KDKA Investigates: Real estate corporations buying single-family homes to turn into rentals
KDKA Investigates: Real estate corporations buying single-family homes to turn into rentals 03:40

PITTSBURGH (KDKA) - In the past 15 years, Joe Calloway has bought and renovated about 600 mostly vacant and abandoned houses, primarily in the Allentown section of the city. 

Calloway has his critics, but by most accounts, by fixing up these houses, renting most and selling others, he's helped rejuvenate a neighborhood.

"My ultimate goal for Allentown and Mt. Oliver where I grew up is to get owner occupants back in here so they love community as much as I love the community," Calloway said 

But more recently, Wall Street has gotten into the act. Hedge funds and private equity-backed real estate corporations have been on a buying spree, snatching up single-family houses across the country -- thousands here in the Pittsburgh region alone -- leading to concerns about rising rents and evictions.

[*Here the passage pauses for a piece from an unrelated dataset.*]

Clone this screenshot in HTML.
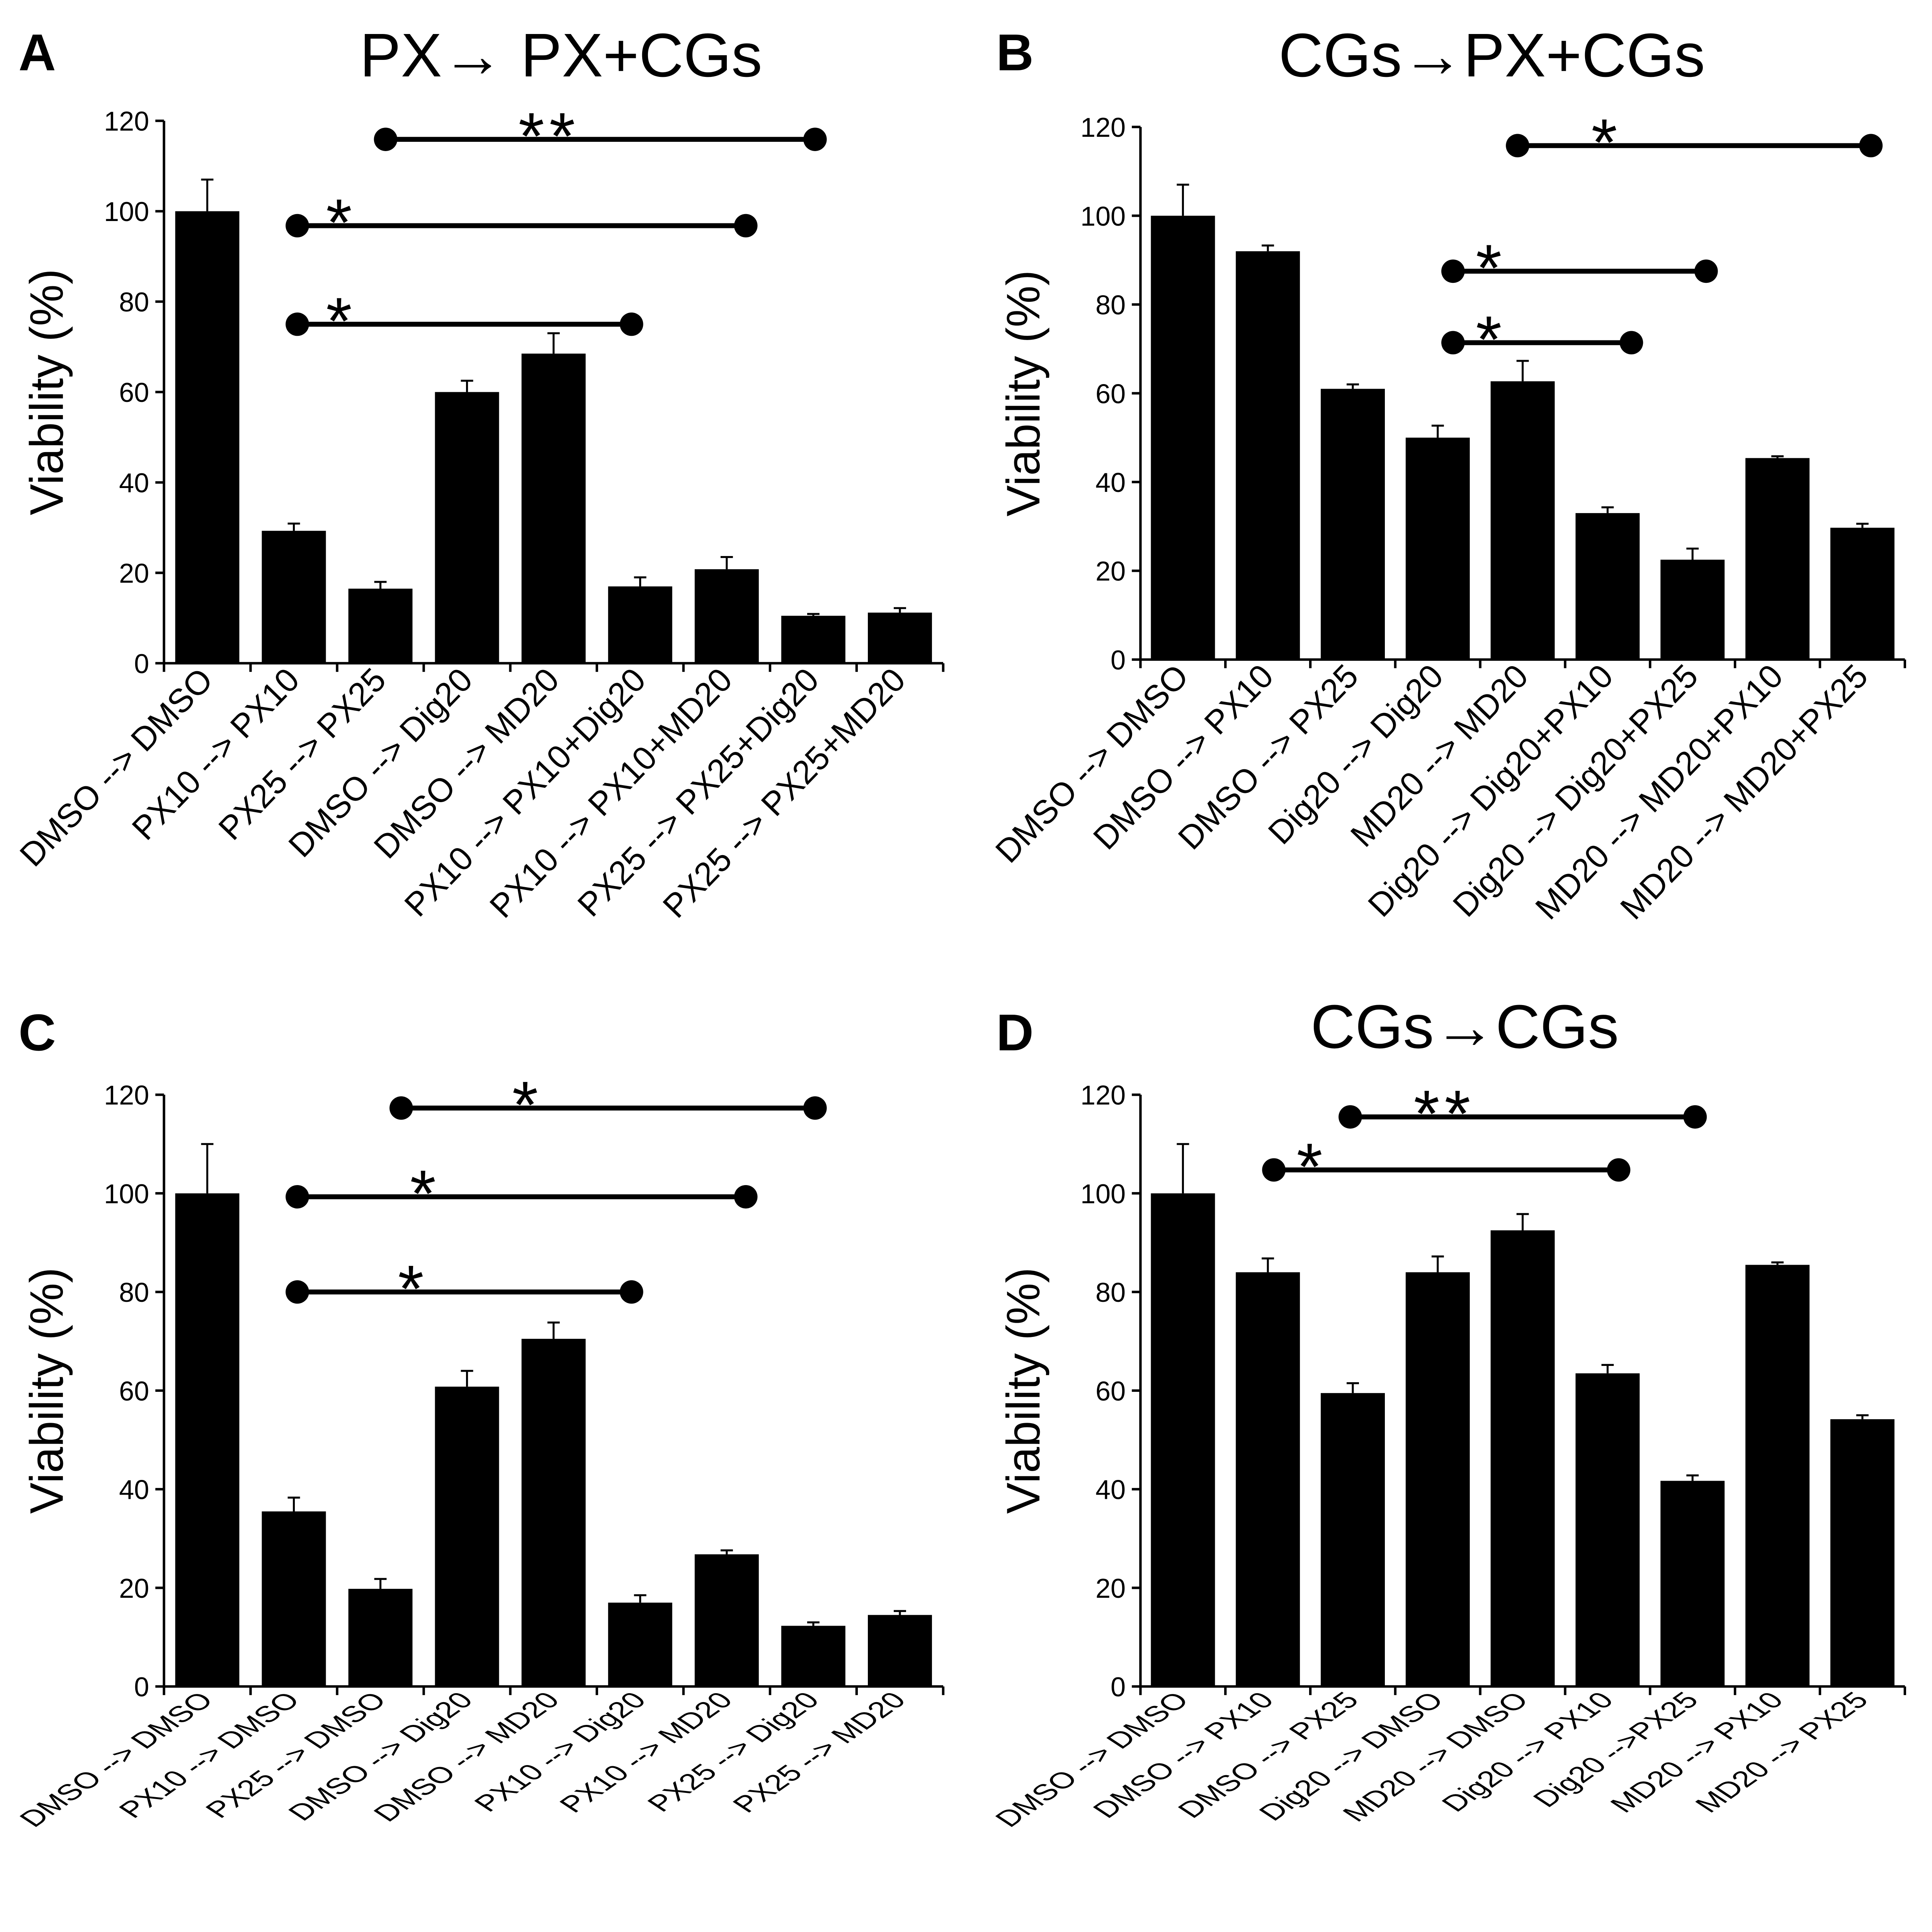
<!DOCTYPE html>
<html><head><meta charset="utf-8"><style>
html,body{margin:0;padding:0;background:#fff;width:100%;height:100%;overflow:hidden;}
svg{display:block;position:absolute;left:0;top:0;width:100vw;height:calc(100vw * 0.952037);}
text{font-family:"Liberation Sans",Arial,sans-serif;fill:#000;}
</style></head>
<body>
<svg id="fig" xmlns="http://www.w3.org/2000/svg" viewBox="0 0 1567 1492" preserveAspectRatio="none"></svg>
<script>
// ---- Data ----
const catsA = ["DMSO --> DMSO","PX10 --> PX10","PX25 --> PX25","DMSO --> Dig20","DMSO --> MD20","PX10 --> PX10+Dig20","PX10 --> PX10+MD20","PX25 --> PX25+Dig20","PX25 --> PX25+MD20"];
const valsA = [100,29.3,16.5,60,68.5,17,20.8,10.5,11.2];
const errA  = [7,1.6,1.5,2.5,4.5,2,2.7,0.4,1];
const catsB = ["DMSO --> DMSO","DMSO --> PX10","DMSO --> PX25","Dig20 --> Dig20","MD20 --> MD20","Dig20 --> Dig20+PX10","Dig20 --> Dig20+PX25","MD20 --> MD20+PX10","MD20 --> MD20+PX25"];
const valsB = [100,92,61,50,62.7,33,22.5,45.4,29.7];
const errB  = [7,1.3,1,2.7,4.6,1.3,2.5,0.4,0.9];
const catsC = ["DMSO --> DMSO","PX10 --> DMSO","PX25 --> DMSO","DMSO --> Dig20","DMSO --> MD20","PX10 --> Dig20","PX10 --> MD20","PX25 --> Dig20","PX25 --> MD20"];
const valsC = [100,35.5,19.8,60.8,70.5,17,26.8,12.3,14.5];
const errC  = [10,2.8,2,3.2,3.3,1.5,0.8,0.7,0.8];
const catsD = ["DMSO --> DMSO","DMSO --> PX10","DMSO --> PX25","Dig20 --> DMSO","MD20 --> DMSO","Dig20 --> PX10","Dig20 -->PX25","MD20 --> PX10","MD20 --> PX25"];
const valsD = [100,84,59.5,84,92.5,63.5,41.7,85.5,54.2];
const errD  = [10,2.8,2,3.2,3.3,1.7,1.1,0.5,0.8];
const yTicks = [0,20,40,60,80,100,120];
// brackets: [startUnit, endUnit, value, starUnit, label]
const brA = [[2.56,7.52,115.9,4.45,"**"],[1.54,6.72,96.8,2.05,"*"],[1.54,5.4,75,2.05,"*"]];
const brB = [[4.44,8.6,115.8,5.49,"*"],[3.68,6.66,87.5,4.13,"*"],[3.68,5.78,71.4,4.13,"*"]];
const brC = [[2.74,7.52,117.3,4.2,"*"],[1.54,6.72,99.3,3.02,"*"],[1.54,5.4,80,2.88,"*"]];
const brD = [[2.47,6.53,115.5,3.58,"**"],[1.57,5.63,104.75,2.02,"*"]];

const NS="http://www.w3.org/2000/svg";
const svg=document.getElementById('fig');
function mk(tag,attrs,parent){const e=document.createElementNS(NS,tag);for(const k in attrs)e.setAttribute(k,attrs[k]);(parent||svg).appendChild(e);return e;}

function panel(id,letter,lx,ly,title,titleX,titleY,ax,y0,y120,xEnd,cats,vals,errs,brs,labSy){
  const g=mk('g',{});
  
  
  const n=cats.length, cw=(xEnd-ax)/n;
  const X=u=>ax+u*cw;
  const Y=v=>y0-(y0-y120)*v/120;
  const L=mk('text',{x:lx,y:ly,'font-size':42,'font-weight':'bold'},g);
  L.textContent=letter;
  
  
  if(title){const t=mk('text',{x:titleX,y:titleY,'font-size':50,'text-anchor':'middle'},g);t.textContent=title;
    
    }
  const yl=mk('text',{transform:`translate(${ax-82},${(y0+y120)/2}) rotate(-90)`,'font-size':38,'text-anchor':'middle'},g);
  yl.textContent='Viability (%)';
  
  
  vals.forEach((v,i)=>{
    const c=X(i+0.5);
    const b=mk('rect',{x:c-26,y:Y(v),width:52,height:Y(0)-Y(v),fill:'#000'},g);
    
    
    const e=mk('path',{d:`M${c} ${Y(v)} V${Y(v+errs[i])} M${c-5} ${Y(v+errs[i])} H${c+5}`,stroke:'#000','stroke-width':1.6,fill:'none'},g);
    
    
  });
  const axis=mk('path',{d:`M${ax} ${Y(120)} V${Y(0)} H${xEnd}`,stroke:'#000','stroke-width':2,fill:'none'},g);
  
  
  yTicks.forEach(t=>{
    mk('line',{x1:ax-7,x2:ax,y1:Y(t),y2:Y(t),stroke:'#000','stroke-width':2},g);
    const tl=mk('text',{x:ax-12,y:Y(t)+8,'font-size':22,'text-anchor':'end'},g);
    tl.textContent=t;
    
    
  });
  for(let i=0;i<=n;i++) mk('line',{x1:X(i),x2:X(i),y1:Y(0),y2:Y(0)+7,stroke:'#000','stroke-width':2},g);
  cats.forEach((c,i)=>{
    const x=X(i+0.5)+6, y=Y(0)+(labSy<1?12:15);
    const t=mk('text',{transform:`translate(${x},${y}) scale(1,${labSy}) rotate(-46)`,'font-size':27,'text-anchor':'end'},g);
    t.textContent=c;
    
    
  });
  brs.forEach(b=>{
    const y=Y(b[2]);
    const bg=mk('g',{},g);
    
    
    mk('line',{x1:X(b[0]),x2:X(b[1]),y1:y,y2:y,stroke:'#000','stroke-width':4},bg);
    mk('circle',{cx:X(b[0]),cy:y,r:9.5,fill:'#000'},bg);
    mk('circle',{cx:X(b[1]),cy:y,r:9.5,fill:'#000'},bg);
    const s=mk('text',{x:X(b[3]),y:y+16,'font-size':54,'text-anchor':'middle','letter-spacing':4},bg);
    s.textContent=b[4];
  });
}
panel('a','A',15,57,'PX\u2192 PX+CGs',455,62,133,538,98,765,catsA,valsA,errA,brA,1);
panel('b','B',808,57,'CGs\u2192PX+CGs',1210,62,925,535,103,1545,catsB,valsB,errB,brB,1);
panel('c','C',15,852,'',0,0,133,1368,888,765,catsC,valsC,errC,brC,0.68);
panel('d','D',808,852,'CGs\u2192CGs',1188,850,925,1368,888,1545,catsD,valsD,errD,brD,0.68);
</script>
</body></html>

"The idea of taking vacant homes and turning them into occupied homes is a phenomenally good idea but when you take the care out of it with hedge funds and the big Wall Street funds, they don't care about Pittsburgh," he said. 

In the first nine months of last year, private investors bought 3,196 single-family homes in our greater metropolitan region -- one out of every seven houses sold. In Allegheny County, real estate corporations with names like VP Homes (358 houses), Segavepo (173 houses) and Diversified Residential (97 houses) have brought up hundreds of houses in the past two years -- all managed from afar.

A lot of that activity has been in economically-struggling neighborhoods like Hazelwood where the property values are depressed and houses look to be a bargain. Some like Howard Hanna's Ryan Shedlock say the investment here is a much-needed economic shot in the arm.

"These investors are coming in purchasing those homes, fixing them up and basically helping the neighborhood,"  Shedlock said. 

But while the rapid purchase of dozens of houses by out-of-state entities has raised hopes, it's also raised concerns. Sonya Tilghman of The Hazelwood Initiative says the rapid corporate buying of houses is resulting in the first signs of longtime residents leaving -- an exodus fueled by poor maintenance, rising rents and evictions.

"It's the raising of the rents that's the problem. Investing in the communities in and of itself is not a problem but the rapid rise in rents is what's kicking people out," she said. 

Calloway says he's not seeing much renovation on the part of these investors -- mostly buying occupied houses and raising rents while sitting on vacant ones as a speculative investments. He fears a bubble similar to the 2008 foreclosure crisis, which landed the country in the Great Recession.

"When the market actually starts to tank, they're going to leave these properties behind. They're not going to care about the tenants. They're not going to care about the properties. Eventually they become vacant when there's no more money to be made," he said.